Diese intensive Mobilisierung von Gewalt, diese neue Barbarei, dieser Radikalismus zieht seltsamerweise jungen Dschihadisten aus der ganzen Welt an, vor allem aus den westlichen Ländern. Der französische Außenminister Laurent Fabius warnte, dass die Dschihadisten, die sich dem IS angeschlossen haben, aus 51 Ländern stammen. Allein aus Frankreich sind schon mehr als 900 in den Krieg gezogen.

Die Barbaren können nicht gewinnen. Dass hoffen wir zumindest. Aber vergessen wir nicht die Warnung von Ibn Khaldun (1332-1406), dem Erfinder der Soziologie und der Geschichtsphilosophie, wenn er uns daran erinnert, was Geschichte ist: die Geschichte der durch die Wut von Barbaren zerstörten Imperien.6

  • 1. Präsident Obama ordnete am 23. September an, die Lager des IS in Syrien zu bombardieren. Damit diese Angriffe nicht illegal sind, hätte der US-Präsident nach Einschätzung international renommierter Juristen, die Zustimmung des Kongresses und vor allem, um das Völkerrecht zu respektieren, das Einverständnis des Sicherheitsrats der Vereinten Nationen benötigt, die er nicht erhielt, weil Russland und China ihr Veto einlegten. Offensichtlich informierte Washington, bevor die Bombenangriffe begannen, Damaskus und die syrischen Behörden, damit diese sich "der internationalen Maßnahme gegen Terroristen nicht widersetzen".
  • 2. Tatsächlich greifen die USA bereits seit dem 7. August Objekte des IS im Irak an.
  • 3. Mit der Wahl von Haider al-Abadi, ebenfalls ein schiitischer Politiker, wurde der autoritäre al-Maliki am 14. September ersetzt. Dadurch könnten sich die Dinge ändern, wenn der neue Ministerpräsident die sunnitische Gemeinschaft davon überzeugt, dass die Diskriminierung gegen sie eingestellt werden. Das Ziel besteht darin, dass die Sunniten sich dem Krieg gegen den IS anschließen.

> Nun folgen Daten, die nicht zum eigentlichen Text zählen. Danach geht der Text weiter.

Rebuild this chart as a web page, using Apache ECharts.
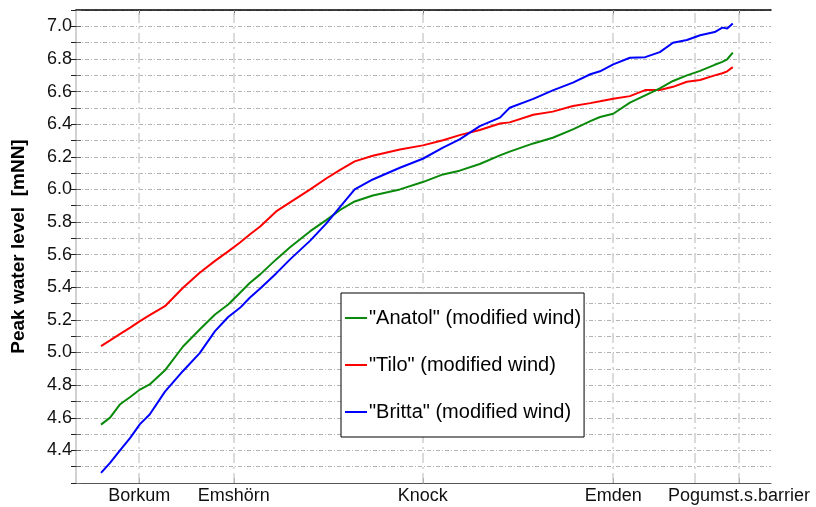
<!DOCTYPE html>
<html>
<head>
<meta charset="utf-8">
<script src="https://cdn.jsdelivr.net/npm/echarts@6/dist/echarts.min.js"></script>
<style>
  html, body { margin: 0; padding: 0; background: #fff; }
  #chart { width: 816px; height: 507px; }
</style>
</head>
<body>
<div id="chart"></div>
<script>
// distance along the estuary (arbitrary km scale)
const dist = [3.6, 4.9, 6.3, 7.8, 9.2, 10.6, 12.8, 15.4, 17.8, 20.0, 21.9, 23.6, 25.0, 26.5,
  28.8, 30.8, 33.7, 36.0, 38.0, 40.1, 42.7, 46.6, 49.9, 52.8, 55.2, 58.1, 61.0, 62.4, 65.8,
  68.6, 71.5, 74.0, 75.4, 77.3, 79.7, 81.9, 84.0, 85.9, 87.9, 89.8, 91.9, 93.0, 93.7, 94.5]

const anatol = [4.558, 4.601, 4.681, 4.727, 4.773, 4.804, 4.891, 5.037, 5.141, 5.233, 5.294, 5.366,
  5.426, 5.479, 5.571, 5.645, 5.744, 5.812, 5.874, 5.926, 5.963, 6.000, 6.045, 6.092, 6.115,
  6.156, 6.209, 6.232, 6.282, 6.317, 6.368, 6.419, 6.444, 6.464, 6.532, 6.577, 6.620, 6.665,
  6.699, 6.727, 6.764, 6.782, 6.798, 6.839]

const tilo = [5.039, 5.074, 5.113, 5.153, 5.192, 5.229, 5.284, 5.397, 5.489, 5.562, 5.620, 5.675,
  5.724, 5.773, 5.865, 5.920, 6.000, 6.067, 6.120, 6.172, 6.206, 6.245, 6.270, 6.301, 6.333,
  6.364, 6.404, 6.411, 6.458, 6.477, 6.511, 6.529, 6.540, 6.556, 6.572, 6.609, 6.610, 6.629,
  6.660, 6.671, 6.699, 6.712, 6.724, 6.750]

const britta = [4.262, 4.323, 4.399, 4.477, 4.561, 4.620, 4.760, 4.887, 4.996, 5.131, 5.218, 5.274,
  5.336, 5.393, 5.485, 5.571, 5.686, 5.790, 5.893, 6.000, 6.061, 6.133, 6.188, 6.256, 6.307,
  6.388, 6.440, 6.501, 6.555, 6.607, 6.655, 6.706, 6.724, 6.767, 6.807, 6.811, 6.842, 6.899,
  6.916, 6.945, 6.965, 6.992, 6.986, 7.017]

// stations on the x axis
const stationKm = [9.1, 22.7, 49.9, 77.3, 95.4]
const stationNames = ['Borkum', 'Emshörn', 'Knock', 'Emden', 'Pogumst.s.barrier']
const guideKm = [9.1, 22.7, 49.9, 77.3, 89.1, 95.4]

const seriesNames = ['"Anatol" (modified wind)', '"Tilo" (modified wind)', '"Britta" (modified wind)']

const font = 'Liberation Sans, Arial, sans-serif'

function pairs(ys) {
  return ys.map((y, i) => [dist[i], y])
}

const chart = echarts.init(document.getElementById('chart'))

const xBase = {
  type: 'value',
  min: 0,
  max: 100,
  splitLine: { show: false },
}

const yBase = {
  type: 'value',
  min: 4.2,
  max: 7.1,
  interval: 0.1,
}

let option = {
  animation: false,
  backgroundColor: '#fff',
  grid: { left: 76, right: 45, top: 10, bottom: 24 },
  legend: {
    data: seriesNames,
    orient: 'vertical',
    left: 341,
    top: 293,
    padding: [15, 3, 15, 4],
    itemGap: 27,
    itemWidth: 22,
    itemHeight: 2,
    icon: 'rect',
    backgroundColor: '#fff',
    borderColor: '#000',
    borderWidth: 1,
    borderRadius: 0,
    textStyle: { fontFamily: font, fontSize: 20, color: '#000', padding: [0, 0, 0, -3] },
  },
  xAxis: [
    {
      ...xBase,
      position: 'bottom',
      axisLine: { lineStyle: { color: '#555', width: 1 } },
      axisTick: { inside: true, length: 5, customValues: stationKm, lineStyle: { color: '#555' } },
      axisLabel: {
        customValues: stationKm,
        margin: 4,
        fontFamily: font,
        fontSize: 18,
        color: '#111',
        formatter: (v) => {
          const i = stationKm.findIndex((k) => Math.abs(k - v) < 0.01)
          return i >= 0 ? stationNames[i] : ''
        },
      },
    },
    {
      ...xBase,
      position: 'top',
      axisLine: { lineStyle: { color: '#000', width: 1.5 } },
      axisTick: { inside: true, length: 5, customValues: stationKm, lineStyle: { color: '#777' } },
      axisLabel: { show: false },
    },
  ],
  yAxis: [
    {
      ...yBase,
      position: 'left',
      name: 'Peak water level  [mNN]',
      nameLocation: 'middle',
      nameGap: 48,
      nameTextStyle: { fontFamily: font, fontSize: 19, fontWeight: 'bold', color: '#000' },
      axisLine: { show: true, lineStyle: { color: '#666', width: 1 } },
      axisTick: { show: true, inside: true, length: 5, lineStyle: { color: '#666' } },
      axisLabel: {
        margin: 4,
        fontFamily: font,
        fontSize: 18,
        color: '#111',
        formatter: (v) => {
          const t = Math.round(v * 10)
          if (t % 2 !== 0 || t <= 42) return ''
          return (t / 10).toFixed(1)
        },
      },
      splitLine: { show: true, lineStyle: { color: '#b4b4b4', width: 1, type: [4, 2, 1, 2] } },
    },
    {
      ...yBase,
      position: 'right',
      axisLine: { show: true, lineStyle: { color: '#d0d0d0', width: 2 } },
      axisTick: { show: true, inside: true, length: 5, lineStyle: { color: '#222' } },
      axisLabel: { show: false },
      splitLine: { show: false },
    },
  ],
  series: [
    {
      // station guide lines (dash-dot, behind the curves)
      type: 'line',
      name: 'guides',
      data: [],
      z: 1,
      silent: true,
      markLine: {
        z: 1,
        silent: true,
        symbol: ['none', 'none'],
        label: { show: false },
        lineStyle: { color: '#cfcfcf', width: 1.5, type: [10, 4, 2, 4] },
        data: guideKm.map((k) => ({ xAxis: k })),
      },
    },
    {
      name: seriesNames[1],
      type: 'line',
      data: pairs(tilo),
      symbol: 'none',
      z: 3,
      lineStyle: { color: '#ff0000', width: 2 },
      itemStyle: { color: '#ff0000' },
    },
    {
      name: seriesNames[0],
      type: 'line',
      data: pairs(anatol),
      symbol: 'none',
      z: 3,
      lineStyle: { color: '#0a8a0a', width: 2 },
      itemStyle: { color: '#0a8a0a' },
    },
    {
      name: seriesNames[2],
      type: 'line',
      data: pairs(britta),
      symbol: 'none',
      z: 3,
      lineStyle: { color: '#0000ff', width: 2 },
      itemStyle: { color: '#0000ff' },
    },
  ],
}

chart.setOption(option)
</script>
</body>
</html>
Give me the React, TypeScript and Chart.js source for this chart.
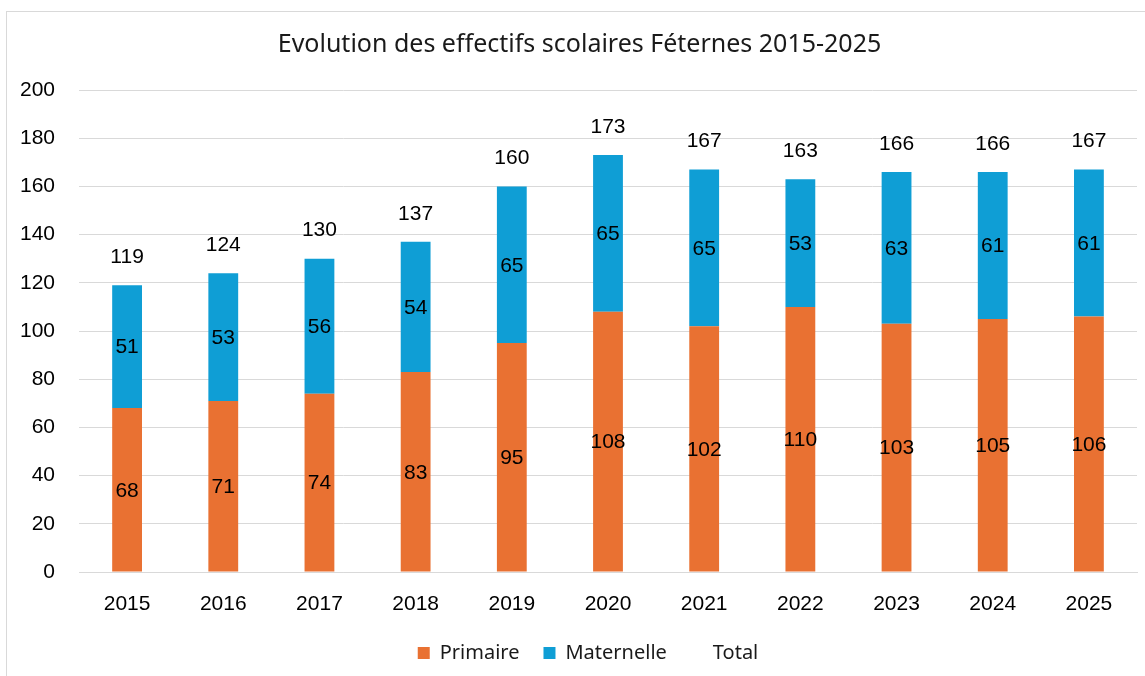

  • 4. Die "Internationale Konferenz für Frieden und Sicherheit im Irak" am vergangenen 15. September in Paris versammelte mehrheitlich Außenminister aus den folgenden Ländern: Deutschland, Saudi-Arabien, Bahrain, Belgien, Kanada, China, Dänemark, Ägypten, Vereinigte Arabische Emirate, Spanien, USA, Frankreich, Irak, Italien, Japan, Jordanien, Kuwait, Libanon, Oman, Katar, Norwegen, Niederlande, Tschechische Republik, Großbritannien, Russland und die Türkei. Darüber hinaus versprachen folgende Staaten ihre Unterstützung: Albanien, Australien, Estland, Dänemark, Polen, Japan, die Schweiz, Norwegen, Finnland, Ungarn, Irland, Italien, Luxemburg, Neuseeland und Südkorea. Insgesamt umfasst die von den USA geführte Koalition zur Bekämpfung des Islamischen Staates (IS) mehr als 40 Länder.
  • 5. In: El País, Madrid, 21. Juni 2014.
  • 6. Siehe auch: Gabriel Martinez-Gros, "Brève histoire des empires. Comment ils surgissent, comment ils s’effondrent", Seuil, Paris, 2014.